Según Mesa, esto se debía que esta generación estaba «huérfana»; no tenía padres literarios sino abuelos literarios. «Esa suerte de orfandad hizo que los escritores de esta generación nos quedáramos a vivir donde habíamos nacido, que no teníamos que ir a la Ciudad de México como antes, las otras generaciones tenían que ir para que nuestras voces se representaran: (Antonio) Ortuño estaba en Guadalajara, como sigue estando en Guadalajara; mucha gente que quedó en Veracruz, en Monterrey, en Tamaulipas, en Sonora, yo en Puebla, y todos nos conocíamos por las redes sociales y por internet», dice.
Pero, de pronto, la violencia explotó en todo el país, y no quedó una sola de esas «burbujas» en donde vivían estos escritores y «no pasaba nada».
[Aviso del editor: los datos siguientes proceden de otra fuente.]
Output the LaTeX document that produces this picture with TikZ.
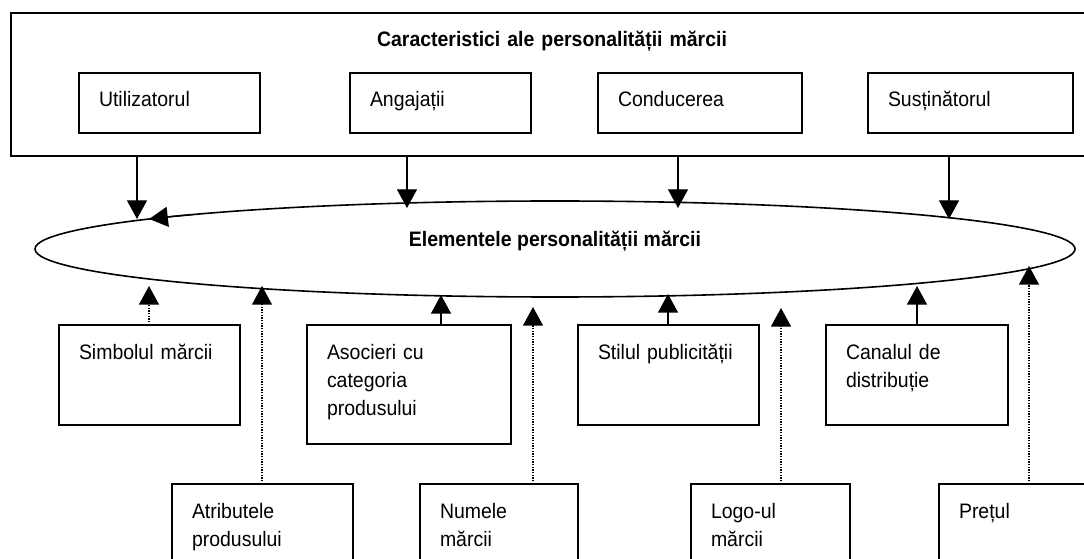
\documentclass[tikz,border=0pt]{standalone}
\usepackage{fontspec}
\setmainfont{Liberation Sans}[FakeStretch=0.93]
\usetikzlibrary{arrows.meta, shapes.geometric}

\begin{document}
\begin{tikzpicture}[x=0.75pt,y=0.75pt,yscale=-1,xscale=1,
  every node/.style={font=\fontsize{15.7pt}{21pt}\selectfont},
  bold/.style={font=\fontsize{15.7pt}{21pt}\selectfont\bfseries},
  box/.style={draw, line width=1.2pt, anchor=north west, align=left, inner xsep=15pt, inner ysep=0pt, outer sep=0pt, text height=25.5pt},
  solidarrow/.style={line width=1pt, -{Triangle[length=14pt,width=15pt]}},
  dotarrow/.style={solidarrow, dash pattern=on 0.9pt off 1.1pt}]
\clip (0,0) rectangle (1084,559);

% Text Node
\node [box, bold, align=center, inner xsep=0pt, text width=811.5pt, text height=25.1pt, text depth=82.15pt] (outer) at (11,13) {Caracteristici ale personalității mărcii};
% Text Node
\node [box, text width=105.75pt, text depth=19.5pt] (util) at (79,73) {Utilizatorul};
% Text Node
\node [box, text width=105.75pt, text depth=19.5pt] (angaj) at (350,73) {Angajații};
% Text Node
\node [box, text width=123pt, text depth=19.5pt] (cond) at (598,73) {Conducerea};
% Text Node
\node [box, text width=123.75pt, text depth=19.5pt] (sust) at (868,73) {Susținătorul};

%Shape: Ellipse
\node [draw, ellipse, line width=1.2pt, minimum width=780pt, minimum height=72pt, inner sep=0pt, outer sep=0pt, text height=10pt, text depth=13pt, bold] (elem) at (555,249) {Elementele personalității mărcii};
\draw [solidarrow] (elem.center) ++(226:520 and 48) arc [start angle=226, end angle=218.7, x radius=520, y radius=48] ;

% Text Node
\node [box, text width=105.75pt, text depth=49.5pt] (simb) at (59,325) {Simbolul mărcii};
% Text Node
\node [box, text width=123pt, text depth=63.75pt] (asoc) at (307,325) {Asocieri cu\\categoria\\produsului};
% Text Node
\node [box, text width=105.75pt, text depth=49.5pt] (stil) at (578,325) {Stilul publicității};
% Text Node
\node [box, text width=106.5pt, text depth=49.5pt] (canal) at (826,325) {Canalul de\\distribuție};

% Text Node
\node [box, text width=105.75pt, text depth=61.5pt] (atrib) at (172,484) {Atributele\\produsului};
% Text Node
\node [box, text width=88.5pt, text depth=61.5pt] (num) at (420,484) {Numele\\mărcii};
% Text Node
\node [box, text width=89.25pt, text depth=61.5pt] (logo) at (691,484) {Logo-ul\\mărcii};
% Text Node
\node [box, text width=105.75pt, text depth=61.5pt] (pret) at (939,484) {Prețul};

% arrow tips
\coordinate (tUtil) at (137,219);
\coordinate (tAngaj) at (407,208);
\coordinate (tCond) at (678,208);
\coordinate (tSust) at (949,219);
\coordinate (tSimb) at (149,286);
\coordinate (tAsoc) at (441,295);
\coordinate (tStil) at (668,294);
\coordinate (tCanal) at (917,286);
\coordinate (tAtrib) at (262,286);
\coordinate (tNum) at (533,307);
\coordinate (tLogo) at (781,308);
\coordinate (tPret) at (1029,266);

%Straight Lines
\draw [solidarrow] (tUtil |- outer.south) -- (tUtil) ;
\draw [solidarrow] (tAngaj |- outer.south) -- (tAngaj) ;
\draw [solidarrow] (tCond |- outer.south) -- (tCond) ;
\draw [solidarrow] (tSust |- outer.south) -- (tSust) ;
%Straight Lines
\draw [dotarrow] (tSimb |- simb.north) -- (tSimb) ;
\draw [solidarrow] (tAsoc |- asoc.north) -- (tAsoc) ;
\draw [solidarrow] (tStil |- stil.north) -- (tStil) ;
\draw [solidarrow] (tCanal |- canal.north) -- (tCanal) ;
%Straight Lines
\draw [dotarrow] (tAtrib |- atrib.north) -- (tAtrib) ;
\draw [dotarrow] (tNum |- num.north) -- (tNum) ;
\draw [dotarrow] (tLogo |- logo.north) -- (tLogo) ;
\draw [dotarrow] (tPret |- pret.north) -- (tPret) ;

\end{tikzpicture}
\end{document}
«Si antes esa violencia lejana, que nos contaban nuestros amigos, se traducía en el estilo, en una suerte de tensión violenta en nuestra literatura, ahora es irrenunciable hablar de ello.»
«Nuestra generación tiene otras herramientas para contar de otras formas el mismo hecho; este fenómeno», dice el autor. «Yo me doy el lujo de pensar de alguna manera en Gargantúa y Pantagruel, y por supuesto en Rabelais, para exagerar la realidad; otros van a usar a cineastas, a músicos. Es decir, no solamente usamos la realidad ni la fuente de primera mano ni la nota roja para contar nuestras novelas, sino que además de eso estamos revisando el fenómeno pero tenemos tiempo, reflexión, para contar otras historias porque esas probablemente ya cansaron», concluye.